## What needs to be done
Check every line of the data below for the string "this", and copy the ones that hold it.
Data to use start
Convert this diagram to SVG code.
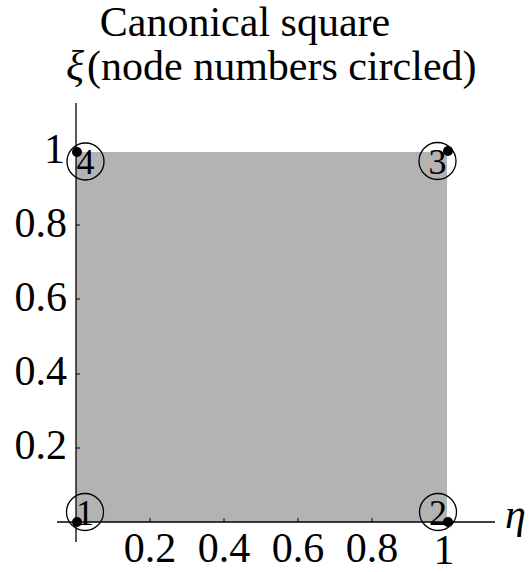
<svg xmlns="http://www.w3.org/2000/svg" width="529" height="572" viewBox="0 0 529 572">
<style>
text{font-family:"Liberation Serif","Times New Roman",serif;fill:#000}
.t{font-size:42px}
.tick{font-size:42px}
.num{font-size:36px;text-anchor:middle}
.ax{stroke:#000;stroke-width:1.3;fill:none}
.tk{stroke:#000;stroke-width:1;fill:none}
.ring{fill:none;stroke:#000;stroke-width:1.3}
.dot{fill:#000}
</style>
<rect x="76" y="152" width="371" height="370" fill="#b3b3b3"/>
<g id="axes">
<line class="ax" x1="76" y1="103" x2="76" y2="542"/>
<line class="ax" x1="57" y1="522" x2="495" y2="522"/>
<g class="tk">
<line x1="150" y1="522" x2="150" y2="518"/>
<line x1="224" y1="522" x2="224" y2="518"/>
<line x1="298" y1="522" x2="298" y2="518"/>
<line x1="372" y1="522" x2="372" y2="518"/>
<line x1="447" y1="522" x2="447" y2="518"/>
<line x1="76" y1="448" x2="80" y2="448"/>
<line x1="76" y1="374" x2="80" y2="374"/>
<line x1="76" y1="299" x2="80" y2="299"/>
<line x1="76" y1="225" x2="80" y2="225"/>
<line x1="76" y1="152" x2="80" y2="152"/>
</g>
<g class="tick" text-anchor="middle">
<text x="150" y="562">0.2</text>
<text x="224" y="562">0.4</text>
<text x="298" y="562">0.6</text>
<text x="372" y="562">0.8</text>
<text x="444" y="564">1</text>
</g>
<g class="tick" text-anchor="end">
<text x="67" y="459">0.2</text>
<text x="67" y="385">0.4</text>
<text x="67" y="311">0.6</text>
<text x="67" y="237">0.8</text>
<text x="65" y="163">1</text>
</g>
<text class="t" x="505" y="528" font-style="italic">η</text>
<text class="t" x="66" y="80" font-style="italic">ξ</text>
</g>
<g id="title">
<text class="t" x="245" y="36" text-anchor="middle">Canonical square</text>
<text class="t" x="87" y="80">(node numbers circled)</text>
</g>
<g id="node1">
<circle class="ring" cx="85" cy="512" r="18.5"/>
<text class="num" x="85" y="525">1</text>
<circle class="dot" cx="77" cy="522" r="5"/>
</g>
<g id="node2">
<circle class="ring" cx="438" cy="512" r="18.5"/>
<text class="num" x="438" y="525">2</text>
<circle class="dot" cx="448" cy="522" r="5"/>
</g>
<g id="node3">
<circle class="ring" cx="437.5" cy="161" r="18.5"/>
<text class="num" x="437.5" y="174">3</text>
<circle class="dot" cx="448" cy="151" r="5"/>
</g>
<g id="node4">
<circle class="ring" cx="85.5" cy="161.5" r="18.5"/>
<text class="num" x="85.5" y="174">4</text>
<circle class="dot" cx="77" cy="152" r="5"/>
</g>
</svg>
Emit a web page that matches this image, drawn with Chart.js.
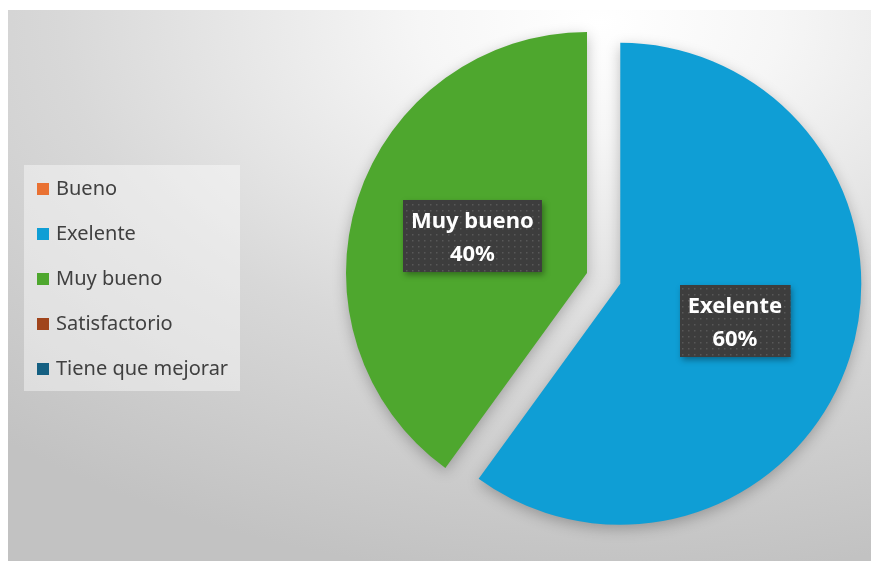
<!DOCTYPE html>
<html lang="es">
<head>
<meta charset="utf-8">
<title>Calificaciones</title>
<script src="https://cdn.jsdelivr.net/npm/chart.js@4.4.1/dist/chart.umd.min.js"></script>
<style>
    html, body { margin: 0; padding: 0; background: #fff; }
    #wrap { position: absolute; left: 8px; top: 10px; width: 863px; height: 551px; }
</style>
</head>
<body>
<div id="wrap"><canvas id="pastel"></canvas></div>
<script>
// --- DATOS ---
const categorias = ['Bueno', 'Exelente', 'Muy bueno', 'Satisfactorio', 'Tiene que mejorar'];
const porcentajes = [0, 60, 40, 0, 0];

// --- COLORES (tema Office) ---
const COLORES = ['#E97132', '#0F9ED5', '#4EA72E', '#A0441B', '#156082'];

// Patrón de puntos para las cajas de etiqueta
function crearPatron(ctx) {
    const c = document.createElement('canvas');
    c.width = 6; c.height = 6;
    const p = c.getContext('2d');
    p.fillStyle = '#3d3d3d';
    p.fillRect(0, 0, 6, 6);
    p.fillStyle = '#585858';
    p.fillRect(2, 2, 1.5, 1.5);
    return ctx.createPattern(c, 'repeat');
}

// ─────────────────────────────────────────────
// Plugins
// ─────────────────────────────────────────────
const fondoPlugin = {
    id: 'fondo',
    beforeDraw(chart) {
        const { ctx, width, height } = chart;
        const sy = 0.62;
        ctx.save();
        ctx.translate(592, 0);
        ctx.scale(1, sy);
        const g = ctx.createRadialGradient(0, 20, 0, 0, 20, 900);
        g.addColorStop(0, '#ffffff');
        g.addColorStop(0.2, '#f6f6f6');
        g.addColorStop(0.6, '#d8d8d8');
        g.addColorStop(1, '#c2c2c2');
        ctx.fillStyle = g;
        ctx.fillRect(-592, 0, width, height / sy);
        ctx.restore();
    }
};

const sombraPlugin = {
    id: 'sombra',
    beforeDatasetsDraw(chart) {
        const ctx = chart.ctx;
        ctx.save();
        ctx.shadowColor = 'rgba(0,0,0,0.25)';
        ctx.shadowBlur = 14;
        ctx.shadowOffsetY = 4;
    },
    afterDatasetsDraw(chart) {
        chart.ctx.restore();
    }
};

// Separa (explota) rebanadas a lo largo de su bisectriz
const separarPlugin = {
    id: 'separar',
    afterDatasetsUpdate(chart, args, opts) {
        chart.getDatasetMeta(0).data.forEach((arc, i) => {
            const d = (opts.distancias || [])[i] || 0;
            const mid = (arc.startAngle + arc.endAngle) / 2;
            arc.x += Math.cos(mid) * d;
            arc.y += Math.sin(mid) * d;
        });
    }
};

const leyendaPlugin = {
    id: 'leyenda',
    afterDraw(chart, args, o) {
        const { ctx } = chart;
        const colores = chart.data.datasets[0].backgroundColor;
        ctx.save();
        ctx.fillStyle = 'rgba(255,255,255,0.42)';
        ctx.fillRect(o.x, o.y, o.ancho, o.alto);
        ctx.font = '20px "Noto Sans"';
        ctx.textBaseline = 'middle';
        chart.data.labels.forEach((lbl, i) => {
            const y = o.y + o.primera + i * o.paso;
            ctx.fillStyle = colores[i];
            ctx.fillRect(o.x + 13, y - 6, 12, 12);
            ctx.fillStyle = '#404040';
            ctx.fillText(lbl, o.x + 32, y);
        });
        ctx.restore();
    }
};

const etiquetasPlugin = {
    id: 'etiquetas',
    afterDraw(chart) {
        const { ctx } = chart;
        const meta = chart.getDatasetMeta(0);
        const valores = chart.data.datasets[0].data;
        const total = valores.reduce((a, b) => a + b, 0);
        const patron = crearPatron(ctx);
        ctx.save();
        ctx.font = 'bold 22px "Noto Sans"';
        ctx.textAlign = 'center';
        ctx.textBaseline = 'alphabetic';
        meta.data.forEach((arc, i) => {
            if (!valores[i]) return;
            const mid = (arc.startAngle + arc.endAngle) / 2;
            const r = arc.outerRadius / 2;
            const cx = arc.x + Math.cos(mid) * r;
            const cy = arc.y + Math.sin(mid) * r;
            const lineas = [chart.data.labels[i], Math.round(valores[i] / total * 100) + '%'];
            const w = Math.max(...lineas.map(t => ctx.measureText(t).width)) + 16;
            const h = 72;
            const x0 = Math.round(cx - w / 2), y0 = Math.round(cy - h / 2);

            ctx.save();
            ctx.shadowColor = 'rgba(0,0,0,0.35)';
            ctx.shadowBlur = 6;
            ctx.shadowOffsetX = 2;
            ctx.shadowOffsetY = 3;
            ctx.fillStyle = '#3d3d3d';
            ctx.fillRect(x0, y0, w, h);
            ctx.restore();
            ctx.fillStyle = patron;
            ctx.fillRect(x0, y0, w, h);

            ctx.fillStyle = '#ffffff';
            ctx.fillText(lineas[0], cx, cy - 8);
            ctx.fillText(lineas[1], cx, cy + 25);
        });
        ctx.restore();
    }
};

// ─────────────────────────────────────────────
// Gráfica de pastel
// ─────────────────────────────────────────────
const ctx = document.getElementById('pastel').getContext('2d');

new Chart(ctx, {
    type: 'pie',
    data: {
        labels: categorias,
        datasets: [{
            data: porcentajes,
            backgroundColor: COLORES,
            borderWidth: 0
        }]
    },
    options: {
        responsive: true,
        maintainAspectRatio: false,
        animation: false,
        radius: 241,
        rotation: 0,
        layout: { padding: { left: 295, right: 0, top: 0, bottom: 25 } },
        plugins: {
            legend: { display: false },
            tooltip: { enabled: false },
            separar: { distancias: [0, 35, 0, 0, 0] },
            leyenda: { x: 16, y: 155, ancho: 216, alto: 226, primera: 24, paso: 45 }
        }
    },
    plugins: [fondoPlugin, sombraPlugin, separarPlugin, leyendaPlugin, etiquetasPlugin]
});
</script>
</body>
</html>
Data to use end
## Full answer
Convert this diagram to SVG code.
Emit a web page that matches this image, drawn with Chart.js.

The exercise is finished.